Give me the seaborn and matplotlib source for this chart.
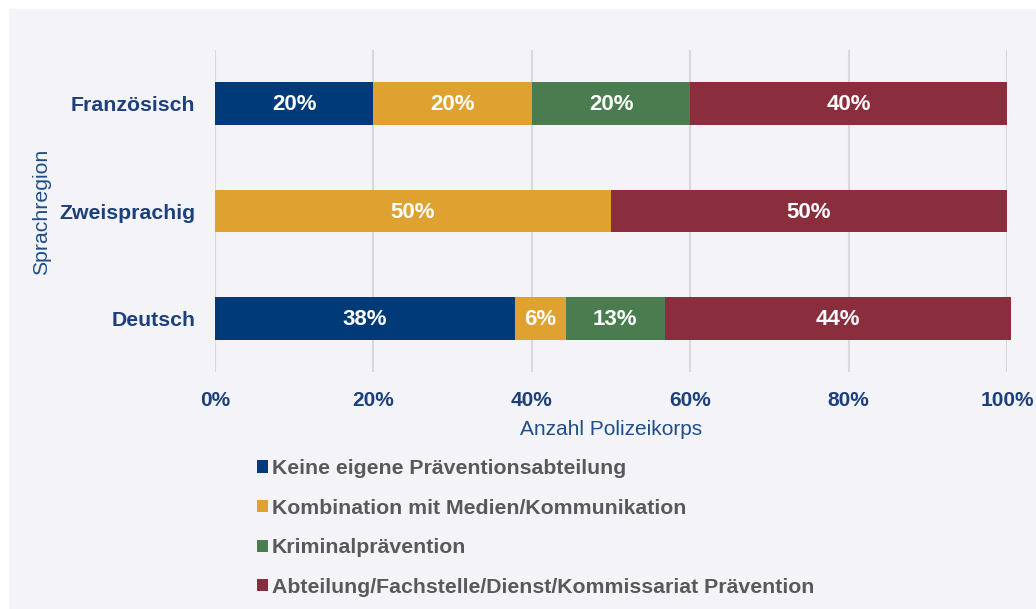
import numpy as np
import pandas as pd
import matplotlib
matplotlib.use("Agg")
import matplotlib.pyplot as plt
from matplotlib.patches import Patch, Rectangle
import seaborn as sns

regions = ["Französisch", "Zweisprachig", "Deutsch"]
series = ["Keine eigene Präventionsabteilung",
          "Kombination mit Medien/Kommunikation",
          "Kriminalprävention",
          "Abteilung/Fachstelle/Dienst/Kommissariat Prävention"]
keine = [20.0, 0.0, 37.9]
kombination = [20.0, 50.0, 6.4]
kriminal = [20.0, 0.0, 12.5]
abteilung = [40.0, 50.0, 43.7]
colors = ["#003a78", "#dfa230", "#4a7c4f", "#8a2e3e"]
xticks = [0, 20, 40, 60, 80, 100]

sns.set_theme(style="white")
plt.rcParams['font.family'] = ['Liberation Sans', 'DejaVu Sans']

navy = "#1d3f7c"
bg = "#f3f3f8"

fig = plt.figure(figsize=(10.36, 6.09), dpi=100, facecolor="white")
fig.patches.append(Rectangle((9/1036, 0), 1, 1 - 9/609, transform=fig.transFigure,
                             facecolor=bg, edgecolor="none", zorder=-10))
ax = fig.add_axes([215/1036, 1 - 372/609, 792/1036, 322/609])
ax.set_facecolor(bg)
ax.patch.set_alpha(0)

vals = np.array([keine, kombination, kriminal, abteilung])
cum = np.cumsum(vals, axis=0)

for i in range(3, -1, -1):
    df = pd.DataFrame({"region": regions, "value": cum[i]})
    sns.barplot(data=df, y="region", x="value", order=regions, orient="h",
                color=colors[i], width=0.4, saturation=1, ax=ax,
                edgecolor="none", linewidth=0, zorder=3)
for p in ax.patches:
    p.set_clip_on(False)

for i in range(4):
    for j in range(3):
        v = vals[i, j]
        if v > 0:
            start = cum[i, j] - v
            ax.text(start + v / 2, j + 0.01, f"{int(v + 0.5)}%", ha="center", va="center",
                    color="white", fontsize=16, fontweight="bold", zorder=5)

ax.set_xlim(0, 100)
ax.set_ylim(2.5, -0.5)
ax.set_xticks(xticks)
ax.set_xticklabels([f"{t}%" for t in xticks], fontsize=15, fontweight="bold", color=navy)
ax.set_yticks(range(3))
ax.set_yticklabels(regions, fontsize=15.3, fontweight="bold", color=navy)
ax.tick_params(axis="x", length=0, pad=14)
ax.tick_params(axis="y", length=0, pad=14)
ax.grid(axis="x", color="#d9d9d9", linewidth=1.5, zorder=0)
ax.set_axisbelow(True)
for s in ax.spines.values():
    s.set_visible(False)

ax.set_xlabel("Anzahl Polizeikorps", fontsize=15, color="#1f4e8c", labelpad=7)
ax.set_ylabel("")
fig.text(42/1036, 1 - 212/609, "Sprachregion", rotation=90, ha="center", va="center",
         fontsize=15.3, color="#1f4e8c")

handles = [Patch(facecolor=c, edgecolor="none") for c in colors]
fig.legend(handles, series, loc="upper left", bbox_to_anchor=(257/1036, 1 - 459/609),
           frameon=False, handlelength=0.5, handleheight=0.5, handletextpad=0.2,
           labelspacing=0.97, borderaxespad=0, borderpad=0,
           prop={"family": "Liberation Sans", "weight": "bold", "size": 15.3},
           labelcolor="#595959")

fig.savefig("out.png", dpi=100, facecolor=fig.get_facecolor())
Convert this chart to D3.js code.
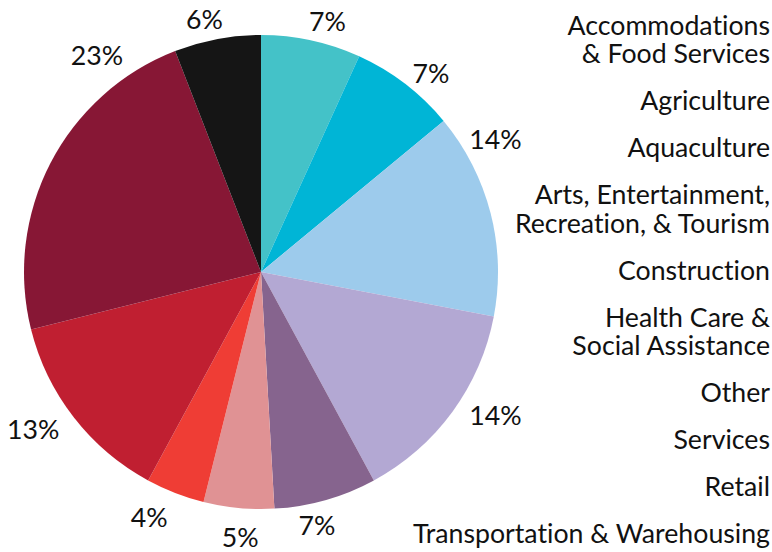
<!DOCTYPE html>
<html>
<head>
<meta charset="utf-8">
<script src="https://cdn.jsdelivr.net/npm/d3@7"></script>
<style>
  body { margin: 0; background: #fff; }
  svg text { font-family: Lato, "Open Sans", sans-serif; fill: #111; font-variant-ligatures: none; }
</style>
</head>
<body>
<div id="chart"></div>
<script>
  // ---------------- data ----------------
  const categories = [
    "Accommodations & Food Services",
    "Agriculture",
    "Aquaculture",
    "Arts, Entertainment, Recreation, & Tourism",
    "Construction",
    "Health Care & Social Assistance",
    "Other",
    "Services",
    "Retail",
    "Transportation & Warehousing"
  ];
  // legend line breaks as in the original
  const legendLines = [
    ["Accommodations", "& Food Services"],
    ["Agriculture"],
    ["Aquaculture"],
    ["Arts, Entertainment,", "Recreation, & Tourism"],
    ["Construction"],
    ["Health Care &", "Social Assistance"],
    ["Other"],
    ["Services"],
    ["Retail"],
    ["Transportation & Warehousing"]
  ];
  // slice shares (percent), clockwise from 12 o'clock
  const shares = [6.8, 7.2, 14.0, 14.1, 7.0, 4.8, 4.0, 13.2, 23.0, 5.9];
  const labels = ["7%", "7%", "14%", "14%", "7%", "5%", "4%", "13%", "23%", "6%"];
  const colors = ["#44c2c8", "#00b5d6", "#9dcbec", "#b3a8d3", "#86648e",
                  "#e09294", "#ef3d35", "#c01f31", "#871735", "#151515"];

  // label tweaks to follow the original placement: angle (deg) and radial push (px)
  const labelNudge = [2.6, 3.1, -15, -4.7, 3.4, -0.9, 3.2, 3.1, 25.5, -2];
  const labelPush = [0, -3, -3.5, 2.3, 1, 10, 8.5, 5, 3, 0];

  // ---------------- layout ----------------
  const W = 772, H = 552;
  const cx = 261, cy = 272, R = 237;

  const svg = d3.select("#chart").append("svg")
    .attr("width", W).attr("height", H);

  const g = svg.append("g").attr("transform", `translate(${cx},${cy})`);

  const pie = d3.pie().sort(null).value(d => d)(shares);
  const arc = d3.arc().innerRadius(0).outerRadius(R);

  g.selectAll("path.slice")
    .data(pie)
    .enter()
    .append("path")
    .attr("class", "slice")
    .attr("d", arc)
    .attr("fill", (d, i) => colors[i]);

  // percentage labels outside the pie
  const fs = 26.7;
  const lab = g.selectAll("text.pct")
    .data(pie)
    .enter()
    .append("text")
    .attr("class", "pct")
    .attr("text-anchor", "middle")
    .attr("dy", "0.35em")
    .style("font-size", fs + "px")
    .text((d, i) => labels[i]);

  lab.each(function (d, i) {
    const w = this.getComputedTextLength();
    const a = (d.startAngle + d.endAngle) / 2 + labelNudge[i] * Math.PI / 180;
    const r = R + 8 + labelPush[i] + (w / 2) * Math.abs(Math.sin(a)) + 10 * Math.abs(Math.cos(a));
    d3.select(this)
      .attr("x", r * Math.sin(a))
      .attr("y", -r * Math.cos(a));
  });

  // legend text, right aligned, no swatches; one text per entry
  const lineGap = 28.3, entryGap = 47;
  let y = 35;
  const legend = svg.append("g").attr("class", "legend");
  legendLines.forEach((lines, i) => {
    const t = legend.append("text")
      .attr("text-anchor", "end")
      .style("font-size", fs + "px");
    lines.forEach((line, j) => {
      if (j > 0) y += lineGap;
      t.append("tspan").attr("x", 770).attr("y", y).text(line);
    });
    y += entryGap;
  });
</script>
</body>
</html>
|---|
> **Work to be completed**:
Find each line holding the word "matplotlib" and copy it.

> **Written reply**:
Give me the seaborn and matplotlib source for this chart.
import matplotlib
matplotlib.use("Agg")
import matplotlib.pyplot as plt
from matplotlib.patches import Patch, Rectangle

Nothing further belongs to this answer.